Yeah, that’s how all us writers work.
Harris also rediscovers the blonde, though there is absolutely no dialog to show that either realizes the other was the one they saw by the river. She’s Jeanine (Heather Hewitt), daughter of Dr. Biladeau (Robert Stanton), the prospective cancer curer, and since she’s the only woman on the island who doesn’t speak with a Spanish or French accent, Harris turns the Seduct-O-Meter up to 11. They enjoy one another’s company enough that after dinner, they go for a nice moonlit walk on the grounds. It’s predictable — to anyone that them, I guess — that their first kiss will be interrupted by a handful of zombies who try to drag Jeanine off. Bentley reveals to Harris privately that Jeanine might be in danger, as the Africans who settled this island came from a tribe in Africa that held virgin sacrifice to be palliative to the gods, especially blondes. (I would then tell you that, later that night, Harris makes sure that the “virgin” part of the equation is taken care of, but it’s more by strong implication than anything overt.)

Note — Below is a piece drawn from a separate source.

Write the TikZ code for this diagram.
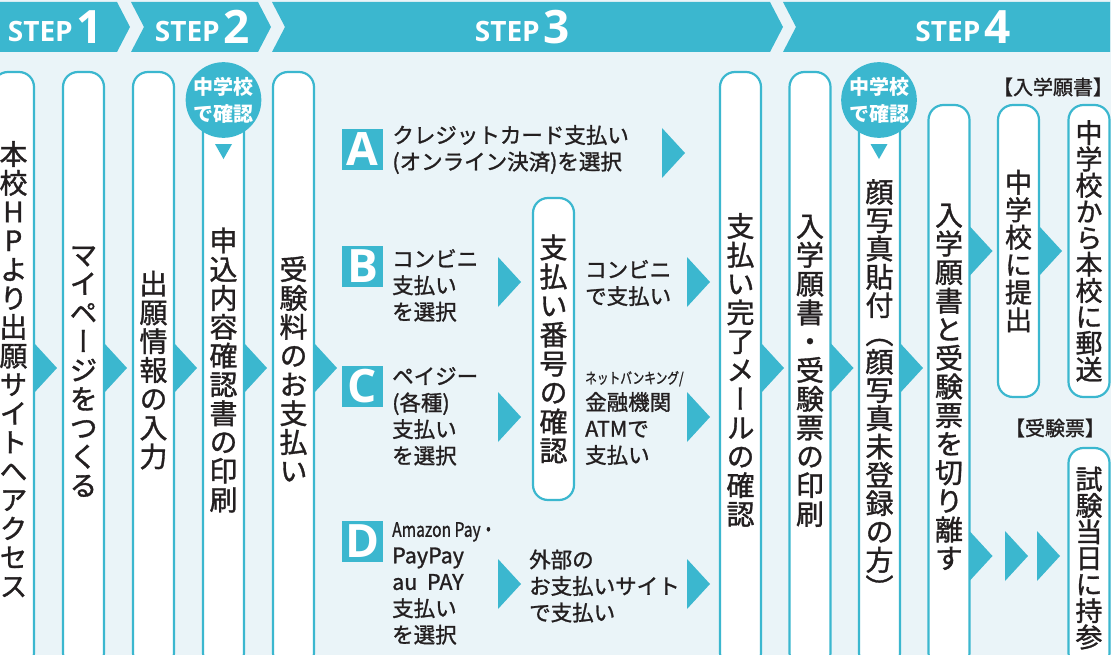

In the morning, after Harris has spent a couple of hours typing away, Jeanine almost agrees to leave the island with him, if she can get her father to come along. Unfortunately, we see what kind of devilry is afoot in Dr. Biladeau’s lab: He’s irradiating snake venom, then injecting it into otherwise healthy men who become zombies in a tableau of time-lapse photography that makes the zombie makeup look even worse than it did before. So Biladeau can’t really leave his work, but he does agree that Harris should take Jeanine away. In fact, they’ll leave that very day!

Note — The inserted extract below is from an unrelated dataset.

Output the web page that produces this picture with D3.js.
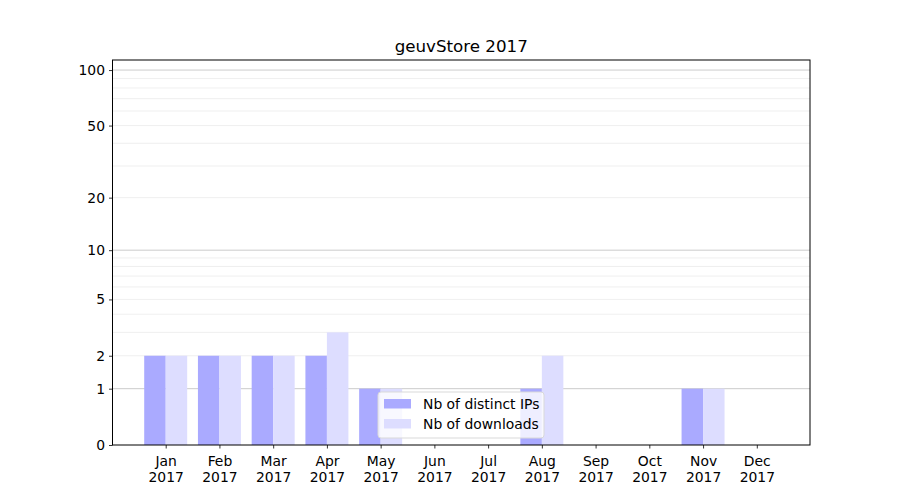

Beakers? Of colored liquid? But that must mean — there’s SCIENCE going on here!
Except, you know, ZOMBIES get in the way. We’ve seen several scenes (mostly useful as filler to increase the running time) of the natives participating in a voodoo drum dance of some sort, led by a witch doctor who takes his marching orders from “Papa Nebo,” a man disguised in facepaint, a top hat, and a pair of sunglasses with what looks like dreadlocks hanging from them. They go to such lengths to disguise him that it doesn’t seem like much of a bet to put $20 on Papa Nebo being Bentley. The witch doctor controls the zombies, who naturally want Jeanine to stick around and be their “goat without horns,” so there are chases, captures, escapes, disguises, and a few explosions. (Shucks, at the end you get to see an entire paper-mache island blow up in a really unconvincing manner, even by the standards one would ascribe to paper-mache islands.)

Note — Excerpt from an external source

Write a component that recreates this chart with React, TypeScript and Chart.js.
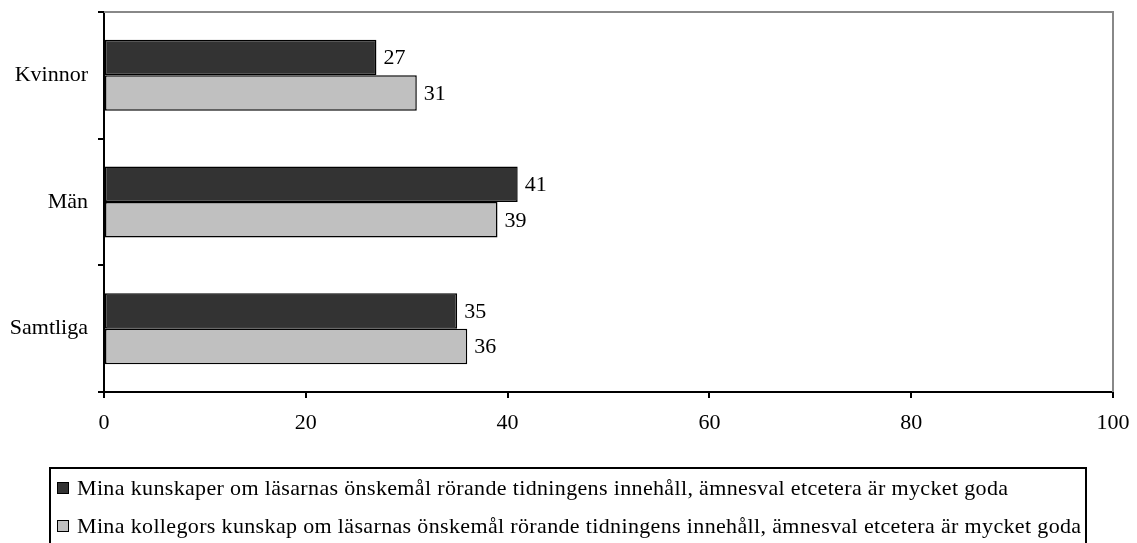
import React, { useEffect, useRef } from "react";
import { Chart, registerables } from "chart.js";

Chart.register(...registerables);

const categories = ["Kvinnor", "Män", "Samtliga"];
const seriesLabels = [
  "Mina kunskaper om läsarnas önskemål rörande tidningens innehåll, ämnesval etcetera är mycket goda",
  "Mina kollegors kunskap om läsarnas önskemål rörande tidningens innehåll, ämnesval etcetera är mycket goda",
];
const ownKnowledge = [27, 41, 35];
const colleaguesKnowledge = [31, 39, 36];
const xTicks = [0, 20, 40, 60, 80, 100];

const FONT = "'Liberation Serif', 'Times New Roman', serif";
const FONT_SIZE = 22;
const colors = ["#333333", "#c0c0c0"];

const valueLabels = {
  id: "valueLabels",
  afterDatasetsDraw(chart: any) {
    const ctx = chart.ctx;
    ctx.save();
    ctx.font = `${FONT_SIZE}px ${FONT}`;
    ctx.fillStyle = "#000";
    ctx.textAlign = "left";
    ctx.textBaseline = "middle";
    chart.data.datasets.forEach((ds: any, i: number) => {
      const meta = chart.getDatasetMeta(i);
      meta.data.forEach((bar: any, j: number) => {
        ctx.fillText(String(ds.data[j]), bar.x + 7, bar.y + 1);
      });
    });
    ctx.restore();
  },
};

const frame = {
  id: "frame",
  afterDraw(chart: any) {
    const { ctx, chartArea } = chart;
    ctx.save();
    ctx.strokeStyle = "#888888";
    ctx.lineWidth = 2;
    ctx.beginPath();
    ctx.moveTo(chartArea.left, chartArea.top);
    ctx.lineTo(chartArea.right, chartArea.top);
    ctx.lineTo(chartArea.right, chartArea.bottom);
    ctx.stroke();
    ctx.restore();
  },
};

export default function App() {
  const ref = useRef<HTMLCanvasElement>(null);
  useEffect(() => {
    if (!ref.current) return;
    const chart = new Chart(ref.current, {
      type: "bar",
      data: {
        labels: categories,
        datasets: [
          {
            label: seriesLabels[0],
            data: ownKnowledge,
            backgroundColor: colors[0],
            borderColor: "#000",
            borderWidth: 1.5,
            borderSkipped: false,
            categoryPercentage: 0.56,
            barPercentage: 1,
          },
          {
            label: seriesLabels[1],
            data: colleaguesKnowledge,
            backgroundColor: colors[1],
            borderColor: "#000",
            borderWidth: 1.5,
            borderSkipped: false,
            categoryPercentage: 0.56,
            barPercentage: 1,
          },
        ],
      },
      options: {
        indexAxis: "y",
        responsive: false,
        animation: false,
        layout: { padding: { left: 0, top: 12, right: 24, bottom: 111 } },
        plugins: {
          legend: { display: false },
          tooltip: { enabled: false },
        },
        scales: {
          x: {
            min: 0,
            max: 100,
            afterBuildTicks(axis: any) {
              axis.ticks = xTicks.map((v) => ({ value: v }));
            },
            afterFit(axis: any) {
              axis.height = 40;
              axis.paddingLeft = 0;
              axis.paddingRight = 0;
            },
            grid: {
              drawOnChartArea: false,
              drawTicks: true,
              tickLength: 6,
              color: "#000",
              lineWidth: 2,
            },
            border: { display: true, color: "#000", width: 2 },
            ticks: {
              color: "#000",
              font: { family: FONT, size: FONT_SIZE },
              padding: 12,
              maxRotation: 0,
            },
          },
          y: {
            afterFit(axis: any) {
              axis.width = 104;
              axis.paddingTop = 0;
              axis.paddingBottom = 0;
            },
            grid: {
              offset: true,
              drawOnChartArea: false,
              drawTicks: true,
              tickLength: 6,
              color: "#000",
              lineWidth: 2,
            },
            border: { display: true, color: "#000", width: 2 },
            ticks: {
              color: "#000",
              font: { family: FONT, size: FONT_SIZE },
              padding: 10,
            },
          },
        },
      },
      plugins: [valueLabels, frame],
    });
    return () => chart.destroy();
  }, []);

  const legendItem = (i: number) => (
    <div
      key={i}
      style={{
        position: "absolute",
        left: 6,
        top: 6 + i * 38,
        display: "flex",
        alignItems: "center",
        whiteSpace: "nowrap",
      }}
    >
      <span
        style={{
          display: "inline-block",
          width: 10,
          height: 10,
          background: colors[i],
          border: "1px solid #000",
          marginRight: 8,
        }}
      />
      <span
        style={{
          fontFamily: FONT,
          fontSize: FONT_SIZE,
          color: "#000",
          lineHeight: "26px",
          letterSpacing: "0.35px",
        }}
      >
        {seriesLabels[i]}
      </span>
    </div>
  );

  return (
    <div style={{ position: "absolute", left: 0, top: 0, width: 1137, height: 543, overflow: "hidden", background: "#fff" }}>
      <canvas ref={ref} width={1137} height={543} style={{ position: "absolute", left: 0, top: 0 }} />
      <div
        style={{
          position: "absolute",
          left: 49,
          top: 467,
          width: 1038,
          height: 100,
          border: "2px solid #000",
          boxSizing: "border-box",
        }}
      >
        {legendItem(0)}
        {legendItem(1)}
      </div>
    </div>
  );
}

What’s worse than seeing a zombie coming toward you empty-handed? Let me tell you.
What’s notable about this movie, he said paradoxically, is how unremarkable it is. Aside from Harris’ playboy demeanor, the implication that Harris and Jeanine spend the night together, and the decapitation of the fisherman, the entire production would be right at home among the zombie movies made twenty or more years previous — I’m thinking specifically of King of the Zombies (1941) and the like. There’s even a mention of an “army of unstoppable soldiers” thrown in at the end; you know it had to be there, because voodoo-influenced mad science always has a military application. If it hadn’t been for the retitle, Zombies would be even more obscure and forgotten than it is.
Some Notable Totables:
- body count: 4, plus 1 goat and 1 chicken
- breasts: 0
- explosions: 6
- ominous thunderstorms: 2
- actors who’ve appeared on Star Trek: 0













11, because it’s one seductiver!
*Steps on the gas as the sirens of the grammar police grow louder…*
I had to look up the phrase “goat without horns” — it sounds like the American South’s very own blood libel. You learn something new every day.
I have no idea what other meanings it may have, but here the phrase meant a human sacrifice (in place of a goat, see).
Oh this was so hilarious. I would never watch the movie, but review is so good. I was crying-laughing in many parts (and my roommate was glaring at me in strange way, well I can understand her in this case). The last photo and the sentence: “What’s worse than seeing a zombie coming toward you empty-handed? Let me tell you.” was a killer, I still cant stopl laughing from it. Really awesome writing style!
Glad you enjoyed it. Tell your friends! Your enemies! Random strangers!